Company denies ‘outrageous’ price mark-ups
The Global Work and Travel Co denies flight prices are unfairly marked up.
“Retail margins are based on market rates at the time of sale,” the company told the ABC.
“The Global Work and Travel Co has bulk purchasing power and pricing agreements with airlines and wholesalers, which it uses to provide value-for-money retail prices to its customers.
“The company may in fact lose money on an airfare sale in order to create a package for a customer that fits within the disclosed package price estimates.”
After lengthy correspondence with the ABC, the company maintains it has not been given the specific details of cases to respond to, and so would not agree to an interview.
“The Global Work and Travel Co is an Australian-headquartered global business,” a company email said.
“With almost 10,000 travellers joining one of our programs last year, we pride ourselves on our continued very high customer satisfaction rate.
“The Global Work and Travel Co was provided with an outline of issues or allegations by emails from the ABC on 13 and 15 October 2014.

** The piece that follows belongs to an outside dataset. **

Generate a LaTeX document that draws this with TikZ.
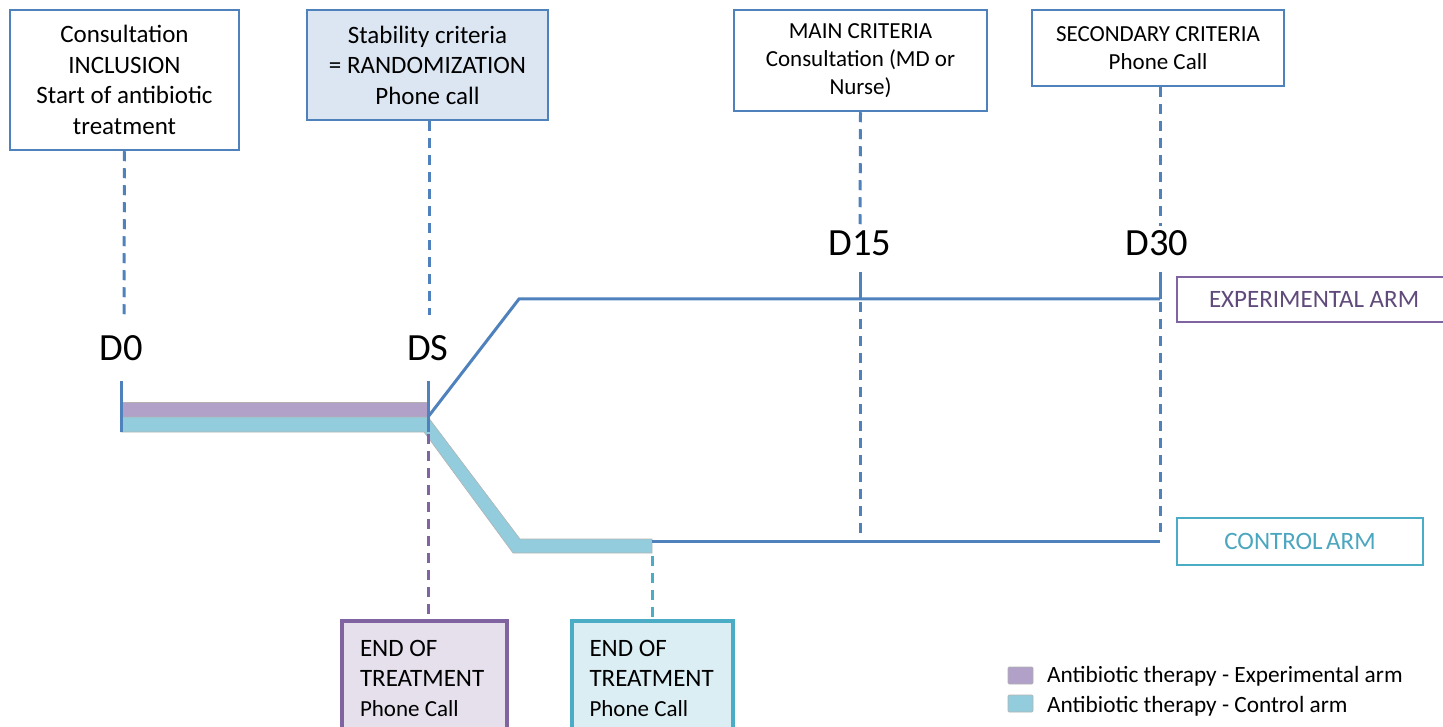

“We have been seeking, but have not been provided with, further details that we believe are required in order to provide an official response.
“We did however provide preliminary responses to those matters in writing on 14 and 16 October 2014.
“The Global Work and Travel Co encourages direct customer feedback (positive or negative) so as to improve our services and maintain our position as a global leader in working holiday and gap year programs.”
Investigation by Queensland authorities
In Queensland, where The Global Work and Travel Co is based, the Office of Fair Trading (OFT) has received 22 complaints about the company.
The department says because the complaints are about the operations of an employment agent, they have been referred to a different department for further consideration.
“During the course of the investigation, it was established that the travel services offered by Global Work and Travel actually form part of an employment arrangement, rather than being travel services in their own right,” a spokesperson said.
“As such, representations about the travel aspect of the employment arrangement do not constitute a breach of the ACL (Australian Consumer Law).
“The operations of employment agents are regulated under the Private Employment Agents Act 2005, which is administered by Private Sector Industrial Relations (PSIR) (part of the Department of Justice and Attorney-General).
“The OFT has now exercised its power to refer all relevant complaints (22 in total), and information obtained during the course of the investigation, to PSIR.”
PSIR has confirmed to the ABC that it will commence an investigation.
“Private Sector Industrial Relations (PSIR) received 22 complaints… in relation to Global Work and Travel and will commence an investigation,” a department spokeswoman has told the ABC.
The spokesperson said the operations of employment agents in Queensland are regulated by the Private Employment Agents Act 2005 and the Private Employment Agents (Code of Conduct) Regulation 2005.
These cover issues such as:
- General responsibilities of agents including responsibilities to work seekers
- Fee charging restrictions that prohibit agents seeking or accepting payment from a work seeker as a condition of finding work within or outside Australia
- Records to be kept by an agent including registers and correspondence
- Prohibitions against an agent publishing false information or making false statements
- The requirement of an agent to give an information statement to a work seeker
- Particular rules of conduct for dealings with models and performers
“PSIR inspectors have the authority to investigate complaints regarding these matters and, if necessary, take action to recover indiscriminate fees being levied for the procurement of employment by private employment agents.”
The Fair Work Ombudsman has also been investigating The Global Work and Travel Co and has an ongoing court case against Global in the Brisbane Federal Court about the alleged underpayment of some employees.
The case will return to court for a hearing in February next year.